start RECORDS TO PROCESS

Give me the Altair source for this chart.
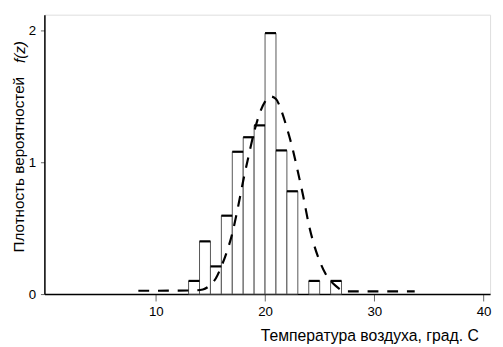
import altair as alt
import pandas as pd

# Histogram bins (left edge, right edge) and heights
bin_left = [13, 14, 15, 16, 17, 18, 19, 20, 21, 22, 24, 26]
bin_right = [14, 15, 16, 17, 18, 19, 20, 21, 22, 23, 25, 27]
density = [0.10, 0.40, 0.21, 0.595, 1.08, 1.19, 1.28, 1.98, 1.09, 0.78, 0.10, 0.10]

# Fitted density curve
curve_x = [8.4, 13.5, 14.3, 15.0, 15.5, 16.0, 16.5, 17.0, 17.5, 18.0, 18.5, 19.0,
           19.5, 20.0, 20.5, 21.0, 21.5, 22.0, 22.5, 23.0, 23.5, 24.0, 24.5, 25.0,
           25.5, 26.0, 26.5, 27.0, 27.5, 33.7]
curve_y = [0.025, 0.028, 0.035, 0.07, 0.12, 0.21, 0.32, 0.46, 0.65, 0.86, 1.05, 1.23,
           1.37, 1.46, 1.50, 1.48, 1.39, 1.26, 1.11, 0.93, 0.74, 0.53, 0.37, 0.25,
           0.16, 0.10, 0.06, 0.03, 0.02, 0.02]

x_ticks = [10, 20, 30, 40]
y_ticks = [0, 1, 2]

FONT = "Liberation Sans"

bars_df = pd.DataFrame({"x0": bin_left, "x1": bin_right, "f": density})
curve_df = pd.DataFrame({"x": curve_x, "y": curve_y})

xscale = alt.Scale(domain=[-0.2, 40.6], nice=False, zero=False)
yscale = alt.Scale(domain=[0, 2.12], nice=False)

xaxis = alt.Axis(values=x_ticks, labelExpr="format(datum.value, 'd')",
                 title="Температура воздуха, град. С", grid=False, labelOverlap=False,
                 tickSize=7, labelPadding=4, labelFontSize=13.5, labelFont=FONT,
                 labelColor="black", tickColor="#666", domainColor="black", domainWidth=1.5,
                 titleFont=FONT, titleFontSize=16, titleFontWeight="normal", titleColor="black",
                 titleX=441, titleY=47, titleAlign="right", titleBaseline="alphabetic",
                 titleAnchor="end")
yaxis = alt.Axis(values=y_ticks, labelExpr="format(datum.value, 'd')",
                 title="Плотность вероятностей", grid=False, labelOverlap=False,
                 tickSize=4, labelPadding=5, labelFontSize=13.5, labelFont=FONT,
                 labelColor="black", tickColor="#666", domainColor="black", domainWidth=1.5,
                 titleFont=FONT, titleFontSize=15.5, titleFontWeight="normal", titleColor="black",
                 titleX=-21.5, titleY=152, titleAngle=270, titleAlign="center",
                 titleBaseline="alphabetic")

base = alt.Chart(bars_df)

bars = base.mark_bar(fill="white", stroke="#555", strokeWidth=1).encode(
    x=alt.X("x0:Q", scale=xscale, axis=xaxis),
    x2="x1:Q",
    y=alt.Y("f:Q", scale=yscale, axis=yaxis),
    y2=alt.datum(0),
)

tops = base.mark_rule(color="black", strokeWidth=2.2).encode(
    x=alt.X("x0:Q", scale=xscale),
    x2="x1:Q",
    y=alt.Y("f:Q", scale=yscale),
)

curve = alt.Chart(curve_df).mark_line(
    color="black", strokeWidth=2.2, strokeDash=[11, 9], interpolate="monotone"
).encode(
    x=alt.X("x:Q", scale=xscale),
    y=alt.Y("y:Q", scale=yscale),
)

fz = alt.Chart(pd.DataFrame({"t": ["f(z)"]})).mark_text(
    font=FONT, fontSize=15.5, fontStyle="italic", angle=270, align="center",
    baseline="alphabetic", color="black"
).encode(
    text="t:N",
    x=alt.value(-20),
    y=alt.value(38),
)

chart = alt.layer(bars, tops, curve, fz).properties(
    width=453, height=284,
    autosize=alt.AutoSizeParams(type="none"),
    padding={"left": 37, "top": 4, "right": 5, "bottom": 51},
).configure_view(stroke=None).configure(background="white")

chart.save("out.html", embed_options={"renderer": "svg", "actions": False})
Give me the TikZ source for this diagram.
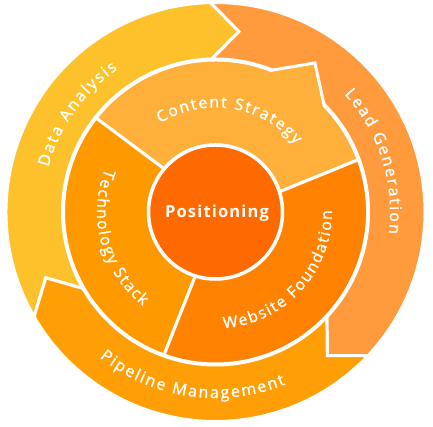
\documentclass[tikz,border=0pt]{standalone}
\usepackage{fontspec}
\setmainfont{Open Sans}
\newfontfamily\labfont[FakeBold=1.4]{Open Sans}
\newfontfamily\posfont[LetterSpace=7]{Open Sans}
\usetikzlibrary{decorations.text}
\definecolor{cData}{HTML}{FDC22B}
\definecolor{cLead}{HTML}{FF9B3D}
\definecolor{cPipe}{HTML}{FF9E05}
\definecolor{cCont}{HTML}{FFB03B}
\definecolor{cTech}{HTML}{FF9900}
\definecolor{cWeb}{HTML}{FF8200}
\definecolor{cPos}{HTML}{FF6A00}
\newcommand\ringtext{\labfont\fontsize{16}{18}\selectfont\kern1.9pt}
\newcommand\innertext{\labfont\fontsize{15.8}{18}\selectfont\kern1.7pt}
\begin{document}
\begin{tikzpicture}[x=1pt,y=1pt,
  seg/.style={draw=white, line width=3pt, line join=miter},
  lab/.style={decorate, decoration={text along path, text align=center, text color=white, text={#1}}}]
\useasboundingbox (0,0) rectangle (433,427);
\begin{scope}[shift={(215.5,215)}]
\def\Ro{209.5}\def\Ri{153}\def\Rt{182}
% outer arrows
\path[seg, fill=cData] (210:\Ro) arc[start angle=210, end angle=91.4, radius=\Ro]
  -- (82.6:\Rt) -- (91.4:\Ri) arc[start angle=91.4, end angle=210, radius=\Ri]
  -- (201.2:\Rt) -- cycle;
\path[seg, fill=cLead] (91.4:\Ro) arc[start angle=91.4, end angle=-43.3, radius=\Ro]
  -- (-52.1:\Rt) -- (-43.3:\Ri) arc[start angle=-43.3, end angle=91.4, radius=\Ri]
  -- (82.6:\Rt) -- cycle;
\path[seg, fill=cPipe] (-43.3:\Ro) arc[start angle=-43.3, end angle=-150, radius=\Ro]
  -- (-158.8:\Rt) -- (-150:\Ri) arc[start angle=-150, end angle=-43.3, radius=\Ri]
  -- (-52.1:\Rt) -- cycle;
% inner ring
\path[seg, fill=cCont] (141.8:152) arc[start angle=141.8, end angle=68.7, radius=152]
  -- (56.3:179.2) -- (44.3:152) arc[start angle=44.3, end angle=20.1, radius=152]
  -- (17.5:67) arc[start angle=17.5, end angle=140, radius=67] -- cycle;
\path[seg, fill=cTech] (250.2:152) arc[start angle=250.2, end angle=141.8, radius=152]
  -- (140:67) arc[start angle=140, end angle=252.5, radius=67] -- cycle;
\path[seg, fill=cWeb] (20.1:152) arc[start angle=20.1, end angle=-109.8, radius=152]
  -- (-107.5:67) arc[start angle=-107.5, end angle=17.5, radius=67] -- cycle;
% centre
\path[draw=white, line width=3.5pt, fill=cPos] (0,0) circle[radius=67];
\node[anchor=base, text=white, inner sep=0pt] (pos) at (1.5,-6)
  {\posfont\fontsize{16.5}{20}\selectfont\bfseries Positioning};
% labels
\path[lab={|\ringtext|Data Analysis}] (185:173) arc[start angle=185, end angle=105, radius=173];
\path[lab={|\ringtext|Lead Generation}] (58:174.5) arc[start angle=58, end angle=-22, radius=174.5];
\path[lab={|\ringtext|Pipeline Management}] (215:186) arc[start angle=215, end angle=308, radius=186];
\path[lab={|\innertext|Content Strategy}] (140:104.5) arc[start angle=140, end angle=23, radius=104.5];
\path[lab={|\innertext|Technology Stack}] (140:118.5) arc[start angle=140, end angle=250, radius=118.5];
\path[lab={|\innertext|Website Foundation}] (255:116.5) arc[start angle=255, end angle=379, radius=116.5];
\end{scope}
\end{tikzpicture}
\end{document}
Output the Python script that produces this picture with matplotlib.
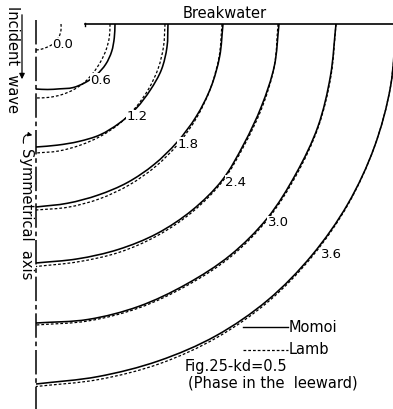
import matplotlib
matplotlib.use("Agg")
import numpy as np
import matplotlib.pyplot as plt
from matplotlib.path import Path
from matplotlib.patches import PathPatch, FancyArrowPatch

# Phase contours behind a breakwater (kd = 0.5), given as the distance from the
# corner (symmetrical axis x breakwater line) at a set of bearings, measured
# from the breakwater line (0 deg) round to the symmetrical axis (90 deg).
bearings_deg = [0, 10, 20, 30, 40, 50, 60, 70, 80, 90]

phases = ["0.6", "1.2", "1.8", "2.4", "3.0", "3.6"]

momoi_r = {
    "0.6": [0.79, 0.795, 0.805, 0.805, 0.79, 0.765, 0.735, 0.69, 0.665, 0.65],
    "1.2": [1.32, 1.33, 1.335, 1.32, 1.31, 1.295, 1.28, 1.25, 1.23, 1.23],
    "1.8": [1.87, 1.865, 1.86, 1.85, 1.84, 1.835, 1.83, 1.82, 1.82, 1.83],
    "2.4": [2.43, 2.42, 2.40, 2.40, 2.43, 2.43, 2.42, 2.40, 2.385, 2.39],
    "3.0": [3.00, 2.99, 3.00, 3.00, 3.02, 3.02, 3.005, 3.005, 3.00, 2.99],
    "3.6": [3.60, 3.60, 3.60, 3.60, 3.60, 3.605, 3.60, 3.585, 3.58, 3.60],
}

lamb_r = {
    "0.0": [0.25, 0.255, 0.26, 0.263, 0.264, 0.262, 0.258, 0.256, 0.258, 0.26],
    "0.6": [0.74, 0.745, 0.747, 0.748, 0.752, 0.758, 0.757, 0.752, 0.745, 0.74],
    "1.2": [1.29, 1.295, 1.30, 1.30, 1.30, 1.30, 1.295, 1.29, 1.29, 1.29],
    "1.8": [1.86, 1.86, 1.86, 1.86, 1.86, 1.86, 1.86, 1.86, 1.86, 1.86],
    "2.4": [2.42, 2.42, 2.41, 2.41, 2.44, 2.445, 2.44, 2.43, 2.415, 2.425],
    "3.0": [3.00, 2.995, 3.005, 3.01, 3.03, 3.035, 3.02, 3.02, 3.015, 3.01],
    "3.6": [3.60, 3.60, 3.60, 3.605, 3.61, 3.62, 3.62, 3.615, 3.61, 3.625],
}

contour_labels = ["0.0", "0.6", "1.2", "1.8", "2.4", "3.0", "3.6"]
label_x = [0.27, 0.65, 1.01, 1.52, 2.00, 2.42, 2.95]
label_y = [0.21, 0.56, 0.93, 1.20, 1.58, 1.99, 2.31]

breakwater_start = 0.49

plt.rcParams["font.family"] = ["DejaVu Sans"]


def smooth_path(radii):
    """Catmull-Rom curve through the contour points, as cubic Bezier segments."""
    th = np.radians(bearings_deg)
    r = np.asarray(radii, dtype=float)
    pts = np.column_stack([r * np.cos(th), r * np.sin(th)])
    ext = np.vstack([2 * pts[0] - pts[1], pts, 2 * pts[-1] - pts[-2]])
    verts = [pts[0]]
    codes = [Path.MOVETO]
    for i in range(1, len(ext) - 2):
        p0, p1, p2, p3 = ext[i - 1], ext[i], ext[i + 1], ext[i + 2]
        verts += [p1 + (p2 - p0) / 6.0, p2 - (p3 - p1) / 6.0, p2]
        codes += [Path.CURVE4] * 3
    return Path(verts, codes)


fig = plt.figure(figsize=(3.93, 4.09), dpi=100)
ax = fig.add_axes([0, 0, 1, 1])
ax.set_xlim(-0.36, 3.57)
ax.set_ylim(3.85, -0.24)
ax.axis("off")

ink = "black"
dash = (0, (2.2, 1.6))

for p in phases:
    ax.add_patch(PathPatch(smooth_path(momoi_r[p]), fill=False,
                           edgecolor=ink, lw=1.15, capstyle="butt"))
for p in lamb_r:
    ax.add_patch(PathPatch(smooth_path(lamb_r[p]), fill=False,
                           edgecolor=ink, lw=0.9, linestyle=dash))

for txt, lx, ly in zip(contour_labels, label_x, label_y):
    ax.text(lx, ly, txt, fontsize=9.5, ha="center", va="center", color=ink,
            bbox=dict(facecolor="white", edgecolor="none", pad=0.3))

# Breakwater
ax.plot([breakwater_start, 3.57], [0, 0], color=ink, lw=1.2)
ax.plot([breakwater_start, breakwater_start], [-0.015, 0.015], color=ink, lw=1.0)
ax.text(1.89, -0.11, "Breakwater", fontsize=10.5, ha="center", va="center")

# Symmetrical axis (chain line)
ax.plot([0, 0], [-0.04, 3.85], color=ink, lw=1.1, linestyle=(0, (16, 2.5, 3, 2.5)))
ax.text(-0.10, 1.90, "Symmetrical  axis", fontsize=10.5, rotation=270,
        ha="center", va="center")
ax.add_patch(FancyArrowPatch((-0.12, 1.22), (-0.01, 1.12),
                             connectionstyle="arc3,rad=-0.9",
                             arrowstyle="-|>", mutation_scale=6, lw=0.8, color=ink))

# Incident wave direction
ax.text(-0.24, 0.35, "Incident  wave", fontsize=10.5, rotation=270,
        ha="center", va="center")
ax.annotate("", xy=(-0.14, 0.58), xytext=(-0.14, -0.12),
            arrowprops=dict(arrowstyle="-|>", lw=0.9, color=ink, mutation_scale=8))

# Legend
ax.plot([2.07, 2.52], [3.03, 3.03], color=ink, lw=1.0)
ax.text(2.53, 3.03, "Momoi", fontsize=10.5, ha="left", va="center")
ax.plot([2.07, 2.52], [3.26, 3.26], color=ink, lw=0.9, linestyle=dash)
ax.text(2.53, 3.26, "Lamb", fontsize=10.5, ha="left", va="center")

ax.text(1.49, 3.42, "Fig.25-kd=0.5", fontsize=10.5, ha="left", va="center")
ax.text(1.52, 3.59, "(Phase in the  leeward)", fontsize=10.5, ha="left", va="center")

fig.savefig("out.png", dpi=100, facecolor="white")
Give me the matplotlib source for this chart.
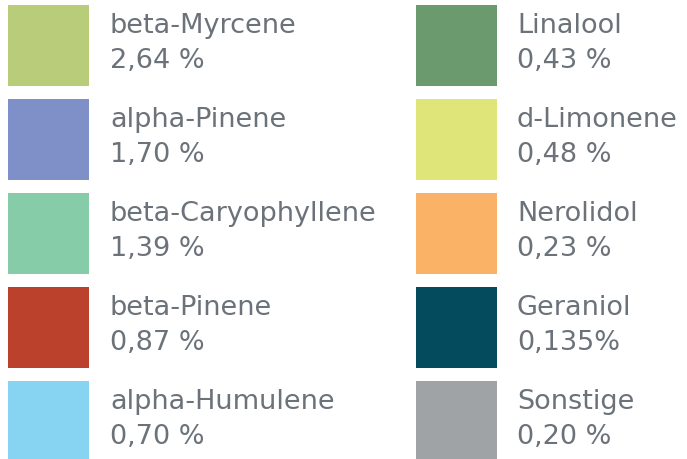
import matplotlib
matplotlib.use("Agg")
import matplotlib.pyplot as plt

names_left = ["beta-Myrcene", "alpha-Pinene", "beta-Caryophyllene", "beta-Pinene", "alpha-Humulene"]
values_left = ["2,64 %", "1,70 %", "1,39 %", "0,87 %", "0,70 %"]
colors_left = ["#b8cc7a", "#7f8fc8", "#86cca8", "#bb412c", "#87d3f2"]

names_right = ["Linalool", "d-Limonene", "Nerolidol", "Geraniol", "Sonstige"]
values_right = ["0,43 %", "0,48 %", "0,23 %", "0,135%", "0,20 %"]
colors_right = ["#6a9a6e", "#e0e57a", "#f9b266", "#044b5d", "#a0a3a5"]

plt.rcParams['font.family'] = ['DejaVu Sans']
txt_color = "#6b7279"

fig = plt.figure(figsize=(6.87, 4.60), dpi=100)
ax = fig.add_axes([0, 0, 1, 1])
ax.set_xlim(0, 687)
ax.set_ylim(460, 0)
ax.axis('off')

row_step = 94
box = 81
columns = [(8, 110, names_left, values_left, colors_left),
           (416, 517, names_right, values_right, colors_right)]

for x0, tx, names, values, colors in columns:
    tops = [6 + i * row_step for i in range(len(names))]
    ax.bar([x0] * len(names), [box] * len(names), bottom=tops, width=box,
           align='edge', color=colors, linewidth=0)
    for top, n, v in zip(tops, names, values):
        ax.text(tx, top + 27, n, fontsize=19.5, color=txt_color, va='baseline', ha='left')
        ax.text(tx, top + 62, v, fontsize=19.5, color=txt_color, va='baseline', ha='left')

fig.savefig("out.png", dpi=100)
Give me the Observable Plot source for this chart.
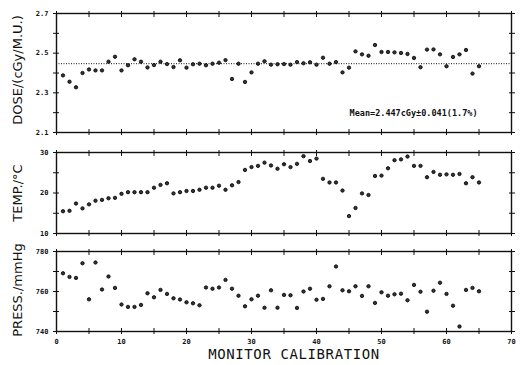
<!DOCTYPE html>
<html><head><meta charset="utf-8">
<script src="https://cdn.jsdelivr.net/npm/d3@7"></script>
<script src="https://cdn.jsdelivr.net/npm/@observablehq/plot@0.6"></script>
<style>
body{margin:0;background:#fff;}
#c{position:relative;width:523px;height:365px;overflow:hidden;background:#fff;}
.p{position:absolute;left:0;}
.yl{position:absolute;transform:translate(-50%,-50%) rotate(-90deg);white-space:nowrap;font-family:"DejaVu Sans";font-size:13px;color:#111;}
#xt{position:absolute;left:294px;top:346px;transform:translateX(-50%);white-space:nowrap;font-family:"DejaVu Sans Mono";font-size:14px;letter-spacing:0.6px;color:#111;}
</style></head><body><div id="c"></div>
<script>
const monitorCalibration = [1,2,3,4,5,6,7,8,9,10,11,12,13,14,15,16,17,18,19,20,21,22,23,24,25,26,27,28,29,30,31,32,33,34,35,36,37,38,39,40,41,42,43,44,45,46,47,48,49,50,51,52,53,54,55,56,57,58,59,60,61,62,63,64,65];
const dose = [2.388,2.356,2.328,2.400,2.418,2.413,2.413,2.457,2.482,2.413,2.439,2.469,2.457,2.428,2.440,2.457,2.445,2.430,2.464,2.427,2.444,2.447,2.439,2.447,2.452,2.465,2.370,2.447,2.355,2.403,2.447,2.459,2.442,2.444,2.445,2.442,2.455,2.449,2.454,2.442,2.477,2.447,2.455,2.403,2.427,2.509,2.494,2.487,2.541,2.506,2.506,2.504,2.501,2.496,2.476,2.429,2.518,2.519,2.494,2.434,2.481,2.494,2.516,2.397,2.434];
const temperature = [15.5,15.6,17.4,16.2,17.2,18.1,18.3,18.7,18.8,19.8,20.2,20.2,20.2,20.2,21.3,22.0,22.4,19.9,20.2,20.5,20.5,20.8,21.3,21.3,21.8,20.8,21.9,22.7,25.7,26.4,26.7,27.5,26.8,26.0,27.1,26.4,27.2,29.1,27.9,28.5,23.5,22.6,22.6,20.6,14.3,16.3,19.9,19.5,24.2,24.3,26.1,28.1,28.3,29.0,26.7,26.7,23.9,25.2,24.5,24.6,24.5,24.7,22.4,23.9,22.6];
const pressure = [769.1,767.3,766.8,774.1,756.1,774.5,761.0,767.5,761.8,753.5,752.3,752.3,753.3,759.1,757.1,760.8,758.8,756.6,756.0,754.6,754.1,753.1,762.0,761.4,762.0,765.8,761.4,757.9,752.6,756.1,757.9,751.9,760.6,751.9,758.3,758.1,751.8,760.0,761.4,755.9,756.3,762.6,772.5,760.6,760.1,762.6,757.8,762.6,754.3,759.6,757.9,758.6,758.9,755.6,763.3,759.9,749.9,760.4,764.4,758.8,752.9,742.5,760.8,761.8,760.1];
const meanDose = 2.447;
const meanText = "Mean=2.447cGy±0.041(1.7%)";
const xDomain = [0, 70];
const xTicks = [0,5,10,15,20,25,30,35,40,45,50,55,60,65,70];
const xTickLabels = [0,10,20,30,40,50,60,70];
const doseDomain = [2.1, 2.7];
const doseTicks = [2.1,2.2,2.3,2.4,2.5,2.6,2.7];
const doseTickLabels = [2.1,2.3,2.5,2.7];
const tempDomain = [10, 30];
const tempTicks = [10,15,20,25,30];
const tempTickLabels = [10,20,30];
const pressDomain = [740, 780];
const pressTicks = [740,750,760,770,780];
const pressTickLabels = [740,760,780];
const yTitles = ["DOSE/(cGy/M.U.)", "TEMP./°C", "PRESS./mmHg"];
const xTitle = "MONITOR CALIBRATION";

const c = document.getElementById("c");
const ink = "#111";

function panel({values, yDomain, yTicks, yLabels, fmt, top, height, marginTop, marginBottom, xLabels, extra = []}) {
  const data = monitorCalibration.map((x, i) => ({x, y: values[i]}));
  const lab = (list) => (d) => list.includes(d) ? fmt(d) : "";
  const marks = [
    Plot.frame({stroke: ink, strokeWidth: 1.4}),
    ...extra,
    Plot.axisX(xTicks, {anchor: "top", tickSize: 3, text: null, label: null, stroke: ink}),
    Plot.axisX(xTicks, {anchor: "top", tickSize: -3, text: null, label: null, stroke: ink}),
    Plot.axisX(xTicks, {anchor: "bottom", tickSize: 3, tickPadding: 5, label: null, stroke: ink,
      tickFormat: xLabels ? (d) => xTickLabels.includes(d) ? String(d) : "" : () => ""}),
    Plot.axisX(xTicks, {anchor: "bottom", tickSize: -3, text: null, label: null, stroke: ink}),
    Plot.axisY(yTicks, {anchor: "left", tickSize: 3, tickPadding: 5, label: null, stroke: ink, tickFormat: lab(yLabels)}),
    Plot.axisY(yTicks, {anchor: "left", tickSize: -3, text: null, label: null, stroke: ink}),
    Plot.axisY(yTicks, {anchor: "right", tickSize: 3, text: null, label: null, stroke: ink}),
    Plot.axisY(yTicks, {anchor: "right", tickSize: -3, text: null, label: null, stroke: ink}),
    Plot.dot(data, {x: "x", y: "y", r: 1.7, fill: "#333", stroke: "#000", strokeWidth: 0.8})
  ];
  const svg = Plot.plot({
    width: 523, height, marginLeft: 56, marginRight: 12, marginTop, marginBottom,
    x: {domain: xDomain},
    y: {domain: yDomain},
    style: {fontFamily: "DejaVu Sans Mono", fontSize: "7px", fontWeight: "bold", background: "transparent", color: ink, overflow: "visible"},
    marks
  });
  svg.classList.add("p");
  svg.style.top = top + "px";
  c.appendChild(svg);
}

panel({values: dose, yDomain: doseDomain, yTicks: doseTicks, yLabels: doseTickLabels, fmt: d3.format(".1f"),
  top: 0, height: 140, marginTop: 13, marginBottom: 8, xLabels: false,
  extra: [
    Plot.ruleY([meanDose], {stroke: ink, strokeWidth: 1, strokeDasharray: "1,1.5"}),
    Plot.text([meanText], {text: (d) => d, frameAnchor: "bottom-right", dx: -34, dy: -17, fontSize: 8.5, fontWeight: "bold", fontFamily: "DejaVu Sans Mono", fill: ink})
  ]});
panel({values: temperature, yDomain: tempDomain, yTicks: tempTicks, yLabels: tempTickLabels, fmt: String,
  top: 140, height: 100, marginTop: 12, marginBottom: 7, xLabels: false});
panel({values: pressure, yDomain: pressDomain, yTicks: pressTicks, yLabels: pressTickLabels, fmt: String,
  top: 240, height: 125, marginTop: 11, marginBottom: 34, xLabels: true});

const yPos = [[17, 70], [17, 193], [17, 290]];
yTitles.forEach((t, i) => {
  const d = document.createElement("div");
  d.className = "yl";
  d.textContent = t;
  d.style.left = yPos[i][0] + "px";
  d.style.top = yPos[i][1] + "px";
  c.appendChild(d);
});
const xt = document.createElement("div");
xt.id = "xt";
xt.textContent = xTitle;
c.appendChild(xt);
</script></body></html>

end RECORDS TO PROCESS

§ EXERCISE GOAL
Repeat the listing above exactly from its first line to the line containing "0.78, 0.10, 0.10]", both included, and omit the pictures.

§ ANSWER TO THE TASK
Give me the Altair source for this chart.
import altair as alt
import pandas as pd

# Histogram bins (left edge, right edge) and heights
bin_left = [13, 14, 15, 16, 17, 18, 19, 20, 21, 22, 24, 26]
bin_right = [14, 15, 16, 17, 18, 19, 20, 21, 22, 23, 25, 27]
density = [0.10, 0.40, 0.21, 0.595, 1.08, 1.19, 1.28, 1.98, 1.09, 0.78, 0.10, 0.10]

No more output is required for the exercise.